A proteção integral da criança, prevista no art. 227 da Constituição Federal e no art. 1º do Estatuto da Criança e do Adolescente, exige que todas as decisões que lhe digam respeito sejam orientadas pelo princípio do melhor interesse da criança. Tal diretriz impõe a análise concreta de cada caso, com vistas à garantia de seu pleno desenvolvimento físico, psíquico e emocional.
A situação concreta analisada pelo STJ envolvia criança nascida prematuramente e com múltiplas comorbidades, em razão do uso abusivo de substâncias entorpecentes por sua genitora. Após acolhimento institucional, a criança foi confiada, por meio de guarda provisória, a um casal habilitado no cadastro de adoção, com quem conviveu por quase todo o seu primeiro ano de vida. Durante esse período, foram assegurados os cuidados exigidos por sua condição de saúde, sem qualquer registro de condutas lesivas por parte dos guardiões.
Posteriormente, a guarda foi revogada e a criança entregue à sua tia-avó, sem vínculo afetivo anterior. Após essa alteração, houve agravamento no estado de saúde da menor, possivelmente relacionado à ausência dos cuidados necessários.
Consoante dispõe o art. 28, § 3º, do ECA, a colocação em família substituta deve priorizar, sempre que possível, a afinidade e a afetividade. Tal previsão reforça que a afetividade deve prevalecer sobre os vínculos meramente biológicos ou formais, especialmente quando a suposta “família extensa” não mantém qualquer relação anterior com a criança.
No HC 933.391/SP, o Superior Tribunal de Justiça reafirmou que a prioridade da família natural ou extensa não pode ser aplicada de forma absoluta, devendo-se privilegiar o interesse da criança, à luz do caso concreto. Nesse julgado, a Corte reforçou que a afetividade construída com a família acolhedora ou substituta deve ser levada em consideração quando existente relação estável, segura e protetiva.
Portanto, a manutenção da criança em guarda provisória com a família substituta, com quem desenvolveu vínculo afetivo durante a fase mais sensível de sua vida, representa a solução que melhor atende ao seu interesse, nos termos do art. 28, § 3º, do ECA e da jurisprudência do STJ.
A eventual entrega da menor à tia-avó, ausente vínculo anterior e sem capacidade comprovada de prover os cuidados exigidos, não pode se sobrepor ao laço socioafetivo consolidado, sob pena de violação aos princípios da proteção integral, da prioridade absoluta e do melhor interesse da criança.

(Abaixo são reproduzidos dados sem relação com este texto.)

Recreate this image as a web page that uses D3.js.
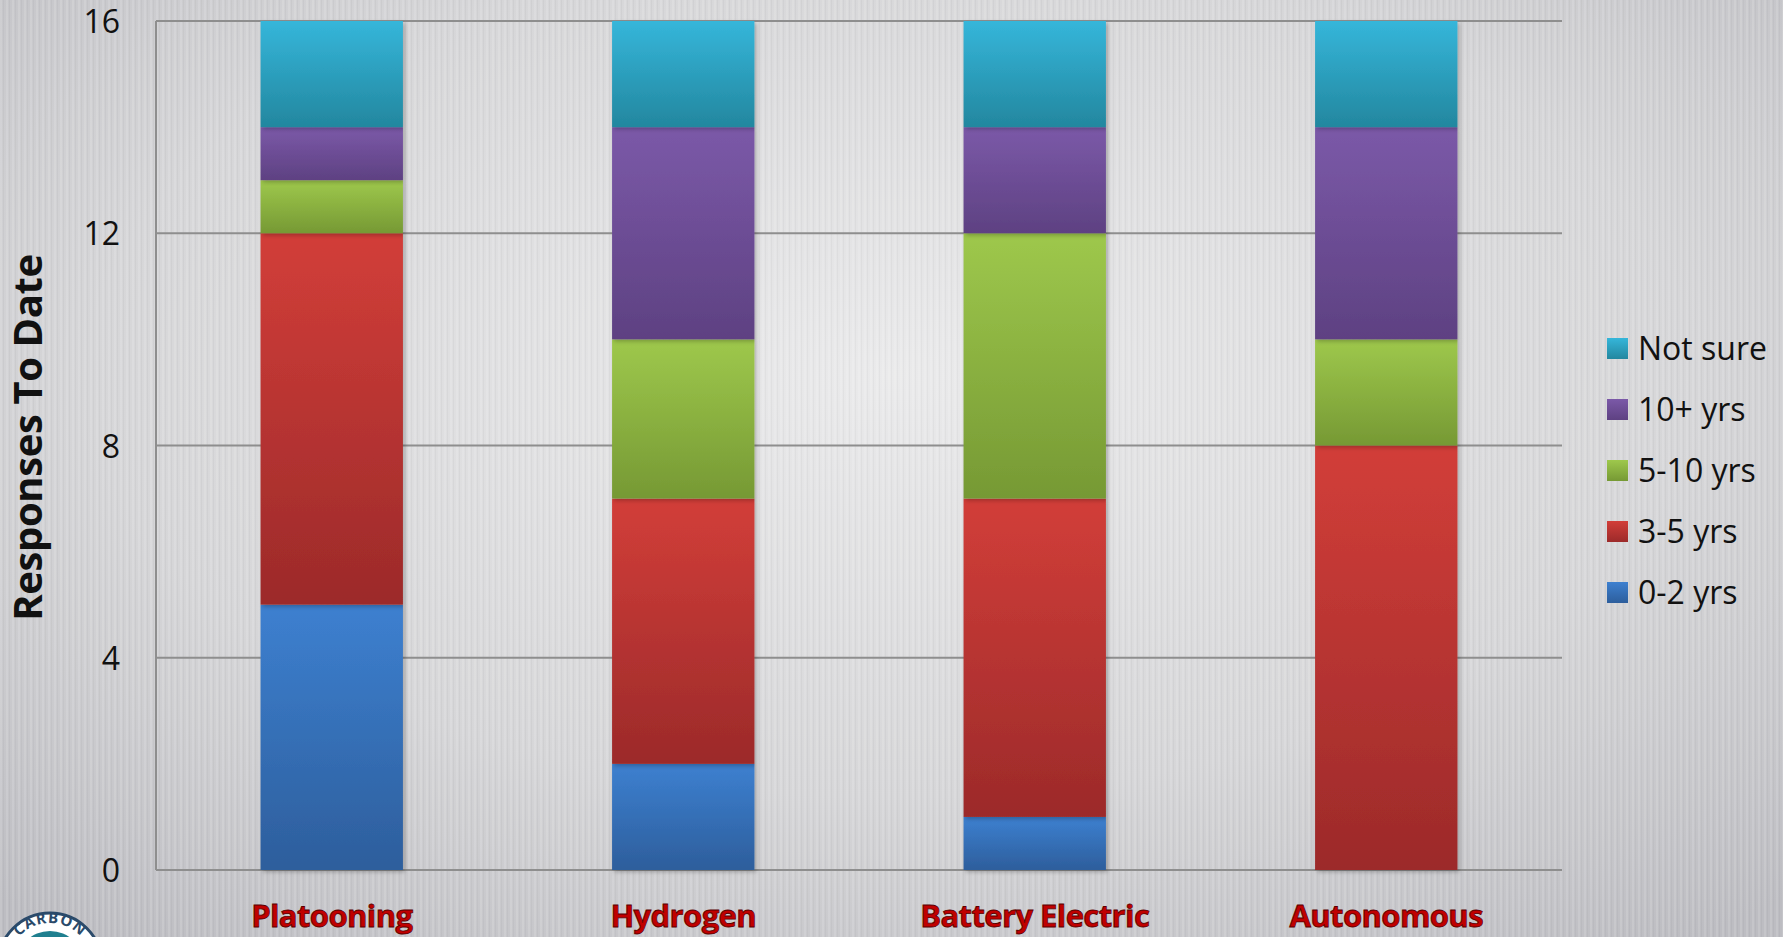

RESUMO: Nos casos em que inexistir vínculo prévio de convivência ou afinidade com membros da família extensa e houver a formação de laço socioafetivo consistente com a família substituta, aliado à demonstração de cuidados adequados às necessidades da criança, deve prevalecer a manutenção de guarda com esta última, em observância ao princípio do melhor interesse da criança.
Processo em segredo de justiça, Rel. Ministro Marco Buzzi, Quarta Turma, por unanimidade, julgado em 18/8/2025, DJEN 22/8/2025. (Info 860 STJ).